The terms of the sale called for the center to pay Gingrich Productions, owned by Callista Gingrich, $100,000 a month for six years. The payments covered the $6.4 million promissory note plus interest charges.
But the center paid Gingrich Productions only $250,000 before cash-flow problems made it impossible to continue. Desmond told the bankruptcy trustee that $100,000 of that was for management fees prior to the sale, and $150,000 went toward the promissory note after the sale. Because all of the $150,000 was applied to interest on the loan, she added, the balance owed to Gingrich Productions remains $6.4 million.
Robert Bartlett, a bankruptcy attorney representing the center's Atlanta landlord, noted at the hearing that the $6.4 million price tag for 63 percent of the company put the company's overall valuation in excess of $10 million.

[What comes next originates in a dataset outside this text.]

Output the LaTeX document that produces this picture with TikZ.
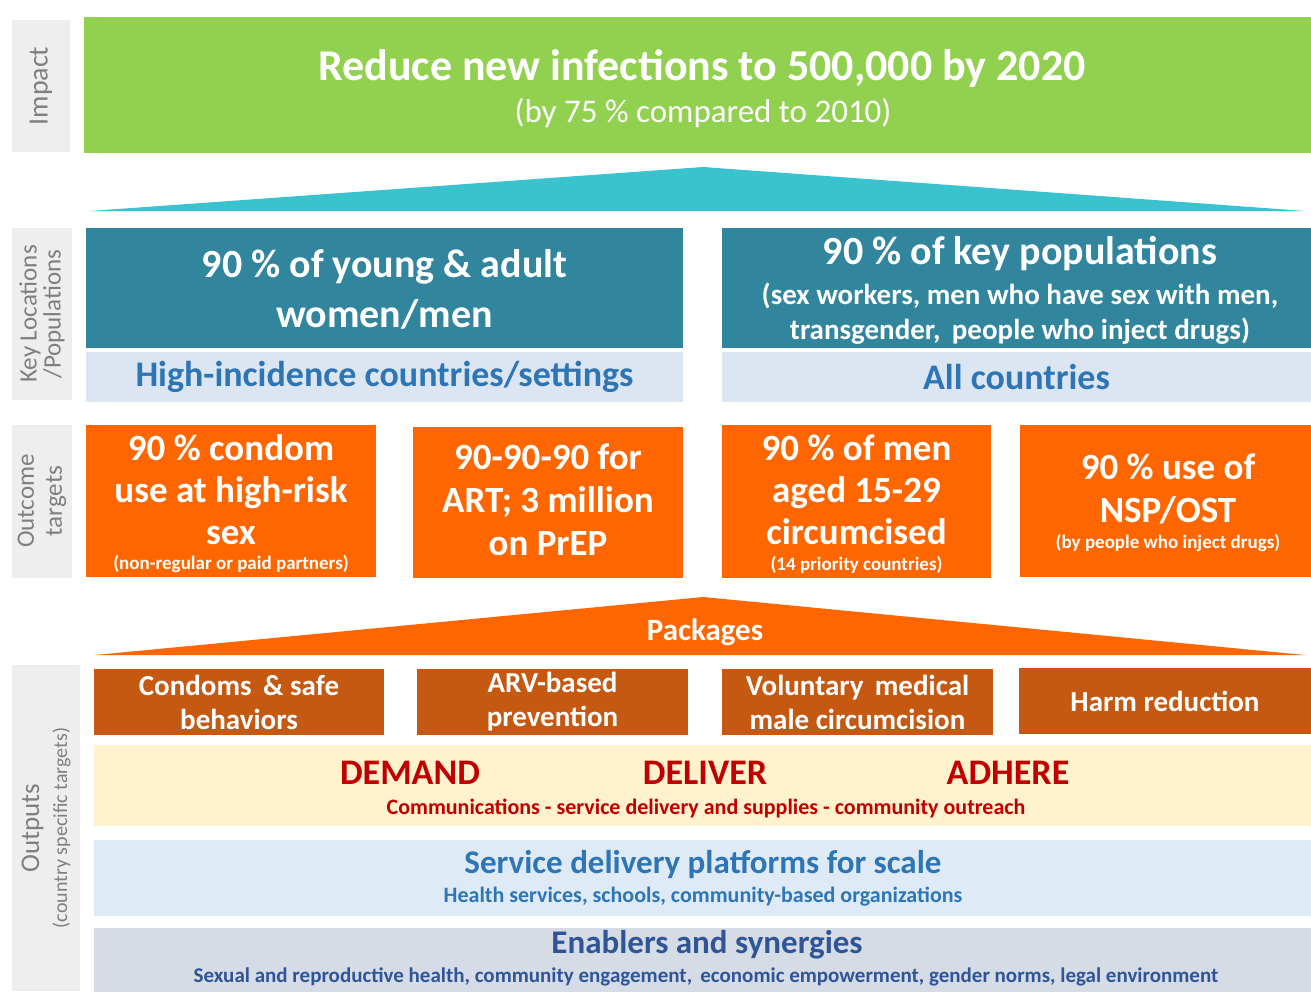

How did they arrive at that figure, he asked? Gingrich Holdings set the price, Desmond replied. "They were the managers at that point."
The center also owes creditor McKenna Long $84,000. The firm has represented many of the Gingriches' political, for-profit and nonprofit enterprises.
Private jet charter company Moby Dick Airways Ltd of Sterling, Virginia, is owed $31,000. Separately, Gingrich's campaign - which is deeply in debt - owes Moby Dick $1 million, according to Federal Election Commission records. A Gingrich nonprofit political group, American Solutions for Winning the Future, paid Moby Dick Airways $6.5 million for private jet travel before it closed its doors last year.
Court documents list 64 creditors in the Center for Health Transformation bankruptcy, including the state of Missouri for income taxes ($894) and two Atlanta hotels - the St. Regis ($46,000) and Ritz Carlton ($8,500).
Benjamin Carlsen, an Atlanta attorney representing Chain Bridge Bank ($283,000), asked Desmond about the hotel expenditures.
"We had quarterly member meetings … we tended to hold in very nice places," she explained.
The May 9 meeting is just the first step in the process of sorting out which creditors are likely to be repaid and how much. Court records show the company has about $78,000 in assets, including furniture and unsold self-published books and self-produced videos.